The recommendations are the result of a two-year process by a 22-member Wind Turbine Guidelines Federal Advisory Committee.

The report, “Wind Turbine Guidelines Advisory Committee” (PDF), provides policy recommendations and voluntary guidelines for siting and operating wind energy projects that will prevent or minimize potential impacts to wildlife and habitat.

A “tiered approach” for assessing potential harmful impacts on wildlife and their habitats is at the heart of the Fish & Wildlife Service’s recommendations to the Interior Secretary. This decision-making framework takes into consideration three primary areas: collecting information in increasing detail, quantifying the possible risks of proposed wind energy projects to wildlife and habitats, and evaluating those risks to make siting, construction, and operation decisions.

The recommended framework guides all stages of wind energy development through a five-tiered approach that is designed to assess the risks of project development at each stage based on site-specific conditions in terms of species and habitat impacts.

The five tiers include:

— Tier 1: Preliminary evaluation or screening of sites

— Tier 2: Site characterization

— Tier 3: Field studies to document site wildlife conditions and predict project impacts

— Tier 4: Post-construction fatality studies

— Tier 5: Other post-construction studies

The guideline also covers mitigation policies and principles, the applicability of adaptive management, and considerations related to cumulative impacts, habitat fragmentation, and landscape-level analysis. It also recommends the need for additional research and collaboration related to potential wind energy wildlife impacts.

Committee members also propose incentives for developers who demonstrate due care by voluntarily implementing the tiered approach and working with the Service during the entire process.

The guideline will likely speed up the long approval process for some wind farm developers.
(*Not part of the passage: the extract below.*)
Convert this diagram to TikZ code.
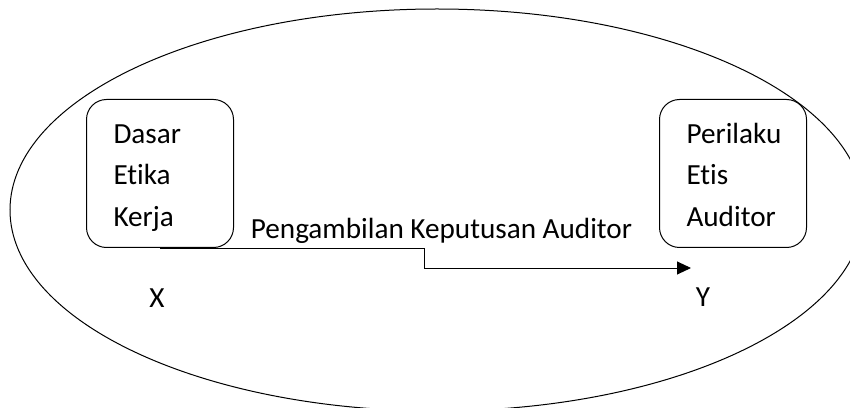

The Cape Wind project is a good example, which has battled local businesses, politicians and environmentalists for several years to build its proposed 130 wind tower farm. Salazar is expected to reach an agreement on the project by the end of April.
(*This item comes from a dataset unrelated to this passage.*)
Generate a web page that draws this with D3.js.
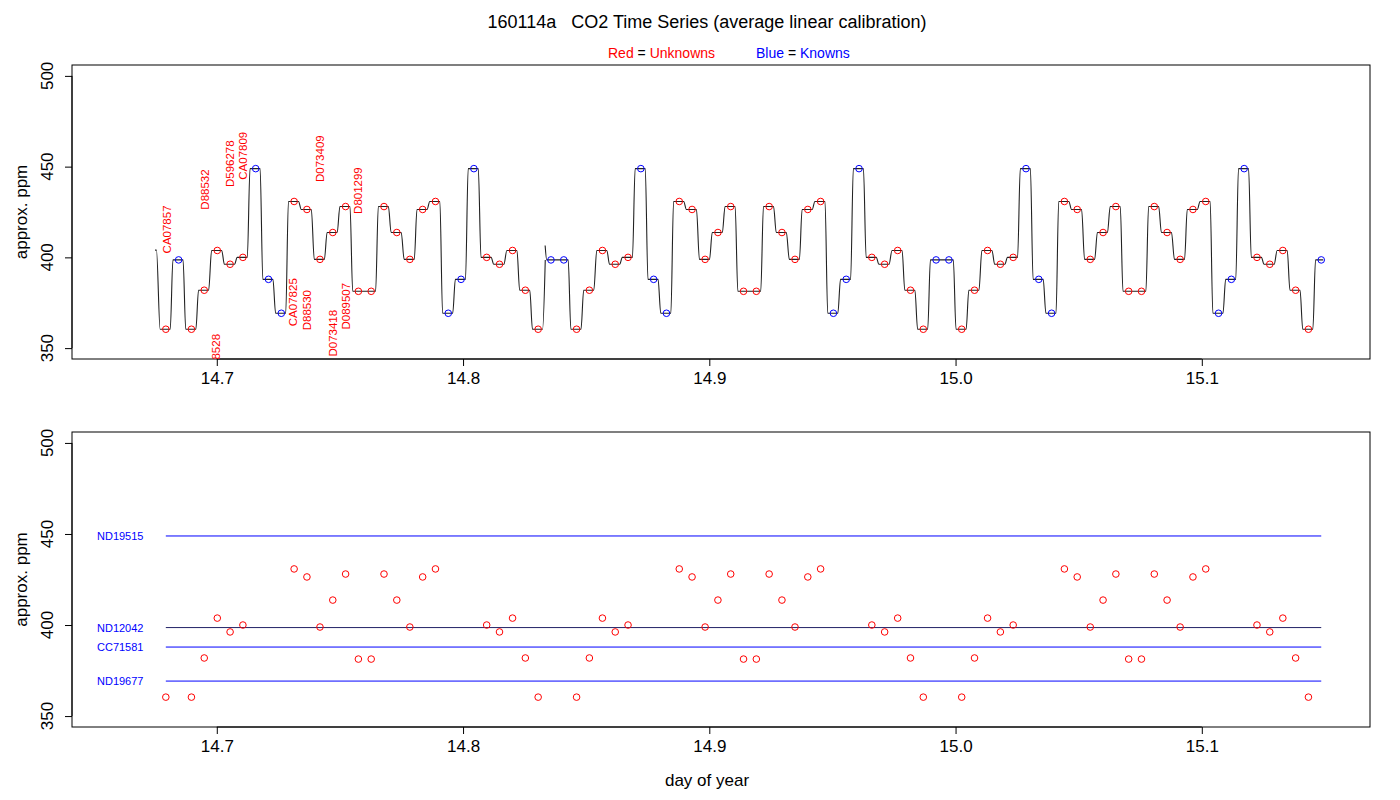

But despite the long process, the U.S. wind industry installed 10,000 megawatts of capacity in 2009, with new wind power projects accounting for 39 percent of all new generating capacity last year, according to the American Wind Energy Association (AWEA).

In other wind energy news, the AWEA recommends operational upgrades to the  electric utility system to make it more efficient and capable of handling larger amounts of renewable energy sources such as wind and solar power.

In a filing (PDF) to the Federal Energy Regulatory Commission (FERC), the AWEA recommends several steps that the agency should take to upgrade grid operating procedures to accommodate new energy sources and advanced computing and communications technology.

“These reforms will make the power system operate more efficiently, even in areas where there is not a large amount of wind energy,” said Rob Gramlich, AWEA senior VP for Public Policy, in a press release. Other benefits include lower energy bills and more reliable power, he said.

Gramlich said many of the reform recommendations have already been adopted by Europe where wind provides ten percent or more of the electricity supply in many countries including Spain, Germany, Ireland, Portugal, and Denmark.